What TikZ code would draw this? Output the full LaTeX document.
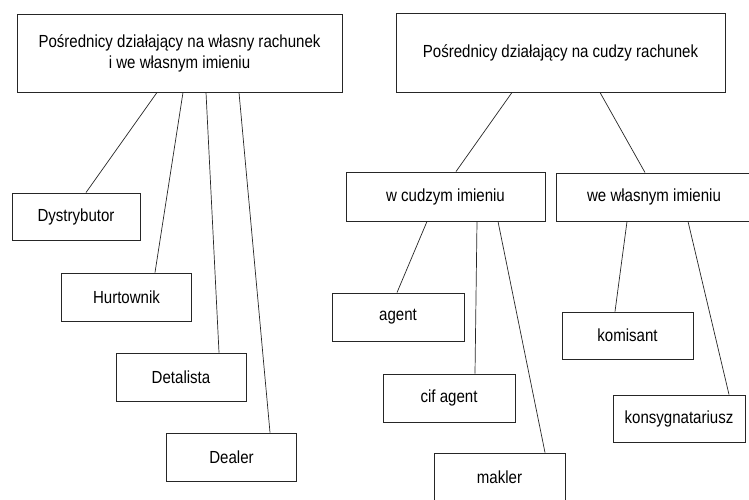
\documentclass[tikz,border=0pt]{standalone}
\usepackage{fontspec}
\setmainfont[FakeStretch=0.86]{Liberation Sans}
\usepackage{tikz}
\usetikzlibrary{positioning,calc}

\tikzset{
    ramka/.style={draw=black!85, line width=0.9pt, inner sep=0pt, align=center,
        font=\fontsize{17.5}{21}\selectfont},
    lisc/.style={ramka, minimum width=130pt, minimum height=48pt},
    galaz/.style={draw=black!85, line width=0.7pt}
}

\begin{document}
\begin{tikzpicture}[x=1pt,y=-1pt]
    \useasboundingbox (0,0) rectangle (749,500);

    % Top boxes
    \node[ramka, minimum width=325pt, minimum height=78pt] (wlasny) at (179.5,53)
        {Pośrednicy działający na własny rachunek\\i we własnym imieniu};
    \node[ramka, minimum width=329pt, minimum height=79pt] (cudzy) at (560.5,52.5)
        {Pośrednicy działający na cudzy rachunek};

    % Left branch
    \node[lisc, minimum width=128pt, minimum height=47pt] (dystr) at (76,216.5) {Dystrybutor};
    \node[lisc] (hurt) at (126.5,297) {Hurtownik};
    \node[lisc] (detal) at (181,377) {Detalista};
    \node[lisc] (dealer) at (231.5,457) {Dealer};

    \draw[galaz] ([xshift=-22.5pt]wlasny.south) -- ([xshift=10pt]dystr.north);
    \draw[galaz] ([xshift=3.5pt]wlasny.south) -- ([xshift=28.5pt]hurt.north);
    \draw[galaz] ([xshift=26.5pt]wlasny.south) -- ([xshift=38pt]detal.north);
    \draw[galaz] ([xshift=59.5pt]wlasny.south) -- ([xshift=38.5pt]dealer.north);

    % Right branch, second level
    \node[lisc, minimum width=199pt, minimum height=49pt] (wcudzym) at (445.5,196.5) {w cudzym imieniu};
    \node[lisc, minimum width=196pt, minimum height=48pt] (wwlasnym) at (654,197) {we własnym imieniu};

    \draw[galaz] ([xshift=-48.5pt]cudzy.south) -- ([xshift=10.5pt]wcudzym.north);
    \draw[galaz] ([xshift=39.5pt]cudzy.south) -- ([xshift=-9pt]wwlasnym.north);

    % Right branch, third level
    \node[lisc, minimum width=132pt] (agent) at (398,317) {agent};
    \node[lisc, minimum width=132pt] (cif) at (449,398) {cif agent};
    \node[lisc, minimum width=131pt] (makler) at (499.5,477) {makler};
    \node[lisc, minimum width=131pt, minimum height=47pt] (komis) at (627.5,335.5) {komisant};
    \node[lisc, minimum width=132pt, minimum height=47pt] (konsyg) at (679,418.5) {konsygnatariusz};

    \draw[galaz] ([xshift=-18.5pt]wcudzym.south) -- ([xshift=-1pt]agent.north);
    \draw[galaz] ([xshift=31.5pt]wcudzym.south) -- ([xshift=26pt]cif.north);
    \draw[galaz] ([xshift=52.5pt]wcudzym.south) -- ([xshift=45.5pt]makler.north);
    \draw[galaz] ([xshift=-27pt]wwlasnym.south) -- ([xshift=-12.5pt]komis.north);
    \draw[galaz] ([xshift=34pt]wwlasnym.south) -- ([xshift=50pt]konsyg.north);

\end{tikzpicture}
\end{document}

# # # # #

REQUIREMENTS
Repeat the lines above, starting at the first and stopping after the line that holds "(0,0) rectangle (749,500);", with the pictures left out.

FINISHED EXERCISE
What TikZ code would draw this? Output the full LaTeX document.
\documentclass[tikz,border=0pt]{standalone}
\usepackage{fontspec}
\setmainfont[FakeStretch=0.86]{Liberation Sans}
\usepackage{tikz}
\usetikzlibrary{positioning,calc}

\tikzset{
    ramka/.style={draw=black!85, line width=0.9pt, inner sep=0pt, align=center,
        font=\fontsize{17.5}{21}\selectfont},
    lisc/.style={ramka, minimum width=130pt, minimum height=48pt},
    galaz/.style={draw=black!85, line width=0.7pt}
}

\begin{document}
\begin{tikzpicture}[x=1pt,y=-1pt]
    \useasboundingbox (0,0) rectangle (749,500);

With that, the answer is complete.